Retail sales for March increased by 0.5% in March, above the market forecast of 0.3%. This follows a decrease of 0.1% in February 2008 and a revised no-change in January 2008.

But the headline figure disguises weakness across the retail sector; all sub-sectors, except the food retailing sector and household good retailing sector (which both posted seasonally adjusted increases of 1.7%), had a decrease in the seasonally adjusted estimate in March.

TD Securities strategist Josh Williamson says the underlying message in the retail figures is that the economy is slowing.

"Higher prices of staples are forcing consumers to change their spending habits and knocking back a lot of discretionary expenditure, and that is putting a break on the economy. The RBA will think about that when it makes its decision on rates and certainly we see no extra risk of a rate hike in May," Williamson says.

Combined with yesterday’s 5.7% drop in building approvals, today's result will add pressure to the Reserve Bank to leave rates on hold when it meets next Tuesday. Indeed, Westpac’s new chief executive Gail Kelly predicts the next interest rate movement is likely to be down, although that may not occur for 18 months.

The credit crunch is likely to have a big impact on the next movement in rates.
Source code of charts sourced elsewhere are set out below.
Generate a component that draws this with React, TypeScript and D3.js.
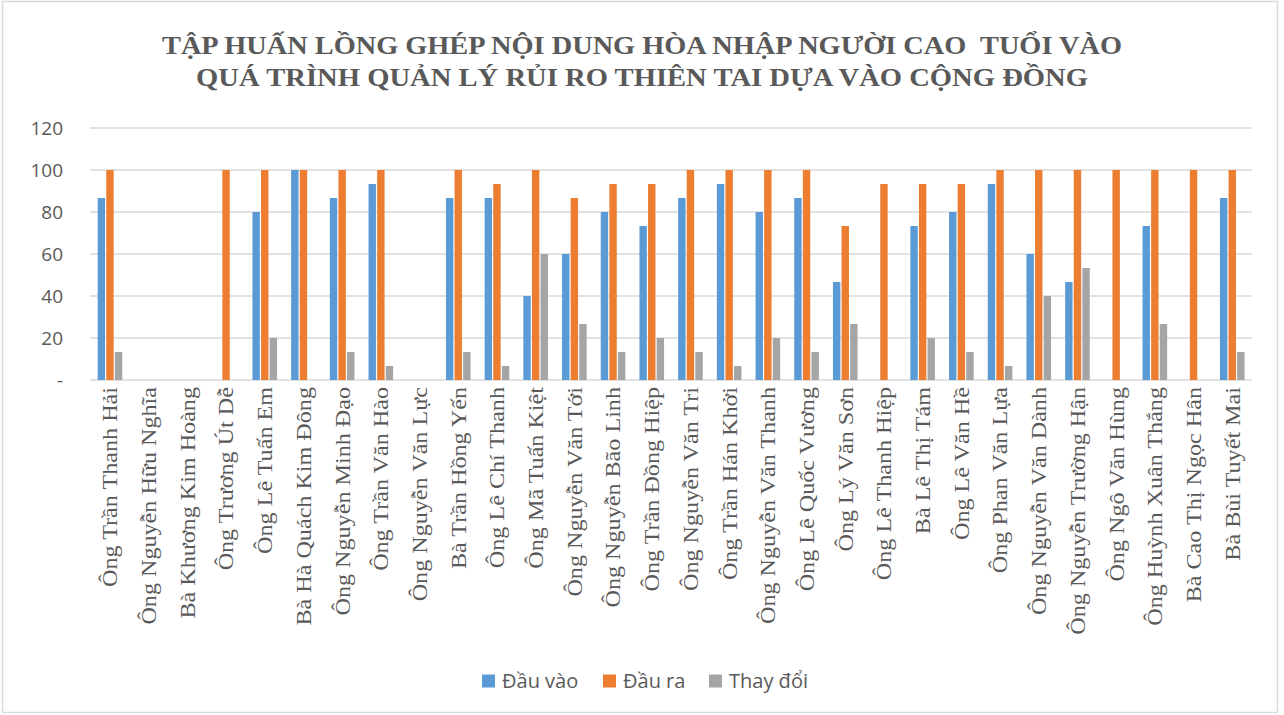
import React from "react";
import * as d3 from "d3";

const names = [
  "Ông Trần Thanh Hải",
  "Ông Nguyễn Hữu Nghĩa",
  "Bà Khương Kim Hoàng",
  "Ông Trương Út Dễ",
  "Ông Lê Tuấn Em",
  "Bà Hà Quách Kim Đông",
  "Ông Nguyễn Minh Đạo",
  "Ông Trần Văn Hào",
  "Ông Nguyễn Văn Lực",
  "Bà Trần Hồng Yến",
  "Ông Lê Chí Thanh",
  "Ông Mã Tuấn Kiệt",
  "Ông Nguyễn Văn Tới",
  "Ông Nguyễn Bão Linh",
  "Ông Trần Đồng Hiệp",
  "Ông Nguyễn Văn Tri",
  "Ông Trần Hán Khởi",
  "Ông Nguyễn Văn Thanh",
  "Ông Lê Quốc Vương",
  "Ông Lý Văn Sơn",
  "Ông Lê Thanh Hiệp",
  "Bà Lê Thị Tám",
  "Ông Lê Văn Hề",
  "Ông Phan Văn Lựa",
  "Ông Nguyễn Văn Dành",
  "Ông Nguyễn Trường Hận",
  "Ông Ngô Văn Hùng",
  "Ông Huỳnh Xuân Thắng",
  "Bà Cao Thị Ngọc Hân",
  "Bà Bùi Tuyết Mai",
];

const dauVao = [
  86.67, 0, 0, 0, 80, 100, 86.67, 93.33, 0, 86.67, 86.67, 40, 60, 80, 73.33,
  86.67, 93.33, 80, 86.67, 46.67, 0, 73.33, 80, 93.33, 60, 46.67, 0, 73.33, 0,
  86.67,
];
const dauRa = [
  100, 0, 0, 100, 100, 100, 100, 100, 0, 100, 93.33, 100, 86.67, 93.33, 93.33,
  100, 100, 100, 100, 73.33, 93.33, 93.33, 93.33, 100, 100, 100, 100, 100, 100,
  100,
];
const thayDoi = [
  13.33, 0, 0, 0, 20, 0, 13.33, 6.67, 0, 13.33, 6.67, 60, 26.67, 13.33, 20,
  13.33, 6.67, 20, 13.33, 26.67, 0, 20, 13.33, 6.67, 40, 53.33, 0, 26.67, 0,
  13.33,
];

const seriesNames = ["Đầu vào", "Đầu ra", "Thay đổi"];
const colors = ["#5b9bd5", "#ed7d31", "#a5a5a5"];
const yTicks = [0, 20, 40, 60, 80, 100, 120];
const titleLines = [
  "TẬP HUẤN LỒNG GHÉP NỘI DUNG HÒA NHẬP NGƯỜI CAO  TUỔI VÀO",
  "QUÁ TRÌNH QUẢN LÝ RỦI RO THIÊN TAI DỰA VÀO CỘNG ĐỒNG",
];

export default function App() {
  const width = 1284;
  const height = 715;
  const left = 90.6;
  const right = 1251.6;
  const top = 128;
  const bottom = 380;

  const series = [dauVao, dauRa, thayDoi];

  const x = d3.scaleBand().domain(names).range([left, right]).paddingInner(0.333).paddingOuter(0.1665);
  const inner = d3.scaleBand().domain(seriesNames).range([0, x.bandwidth()]);
  const y = d3.scaleLinear().domain([0, 120]).range([bottom, top]);

  const sans = "'Open Sans', 'Liberation Sans', sans-serif";
  const serif = "'Liberation Serif', 'Times New Roman', serif";

  const legendX = [482, 603, 709];
  const titleLen = [960, 892];

  return (
    <svg
      width={width}
      height={height}
      style={{ position: "absolute", left: 0, top: 0, display: "block", background: "#fff" }}
    >
      <rect x={2.5} y={1.5} width={1275} height={711} fill="#fff" stroke="#d9d9d9" strokeWidth={1.5} />

      {titleLines.map((t, i) => (
        <text
          key={i}
          x={642}
          y={54 + i * 32}
          textAnchor="middle"
          fontFamily={serif}
          fontWeight="bold"
          fontSize={25}
          fill="#595959"
          textLength={titleLen[i]}
          lengthAdjust="spacingAndGlyphs"
          style={{ whiteSpace: "pre" }}
        >
          {t}
        </text>
      ))}

      {yTicks.map((t) => (
        <g key={t}>
          <line x1={90} x2={1252} y1={y(t)} y2={y(t)} stroke="#d9d9d9" strokeWidth={1.3} />
          <text
            x={63}
            y={y(t)}
            dy="0.35em"
            textAnchor="end"
            fontFamily={sans}
            fontSize={19}
            fill="#595959"
          >
            {t === 0 ? "-" : t}
          </text>
        </g>
      ))}

      {names.map((n, i) => (
        <g key={n} transform={`translate(${x(n)},0)`}>
          {series.map((s, j) => {
            const v = s[i];
            if (!v) return null;
            const bx = inner(seriesNames[j]) as number;
            return (
              <rect
                key={j}
                x={bx + 0.6}
                y={y(v)}
                width={inner.bandwidth() - 1.2}
                height={y(0) - y(v)}
                fill={colors[j]}
              />
            );
          })}
        </g>
      ))}

      {names.map((n) => (
        <text
          key={n}
          transform={`translate(${(x(n) as number) + x.bandwidth() / 2},387) rotate(-90) scale(1.15,1)`}
          dy="0.35em"
          textAnchor="end"
          fontFamily={serif}
          fontSize={21}
          fill="#595959"
        >
          {n}
        </text>
      ))}

      {seriesNames.map((s, i) => (
        <g key={s}>
          <rect x={legendX[i]} y={674.5} width={13} height={13} fill={colors[i]} />
          <text x={legendX[i] + 20} y={681} dy="0.35em" fontFamily={sans} fontSize={20} fill="#595959">
            {s}
          </text>
        </g>
      ))}
    </svg>
  );
}
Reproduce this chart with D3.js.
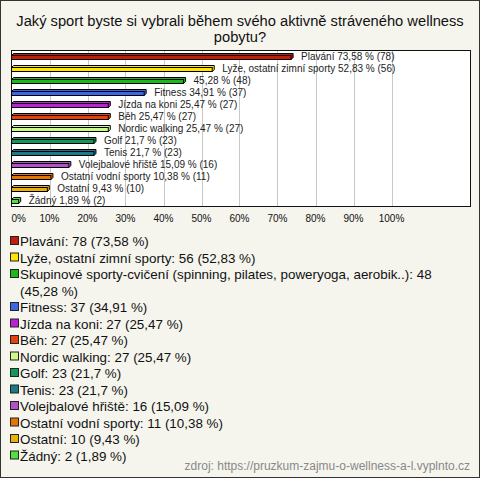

Satyajit Das, a derivatives expert who warned of a global slowdown in credit markets two years ago, told a Financial Services Institute of Australia event that tight credit conditions have some way to run. “It’s a matter of years, not a matter of months.”

On the market's today, a strong lead from the US overnight and support for banking stocks has pushed the S&P/ASX 200 up 1.7% on yesterday's close to 5678.6 at 1pm.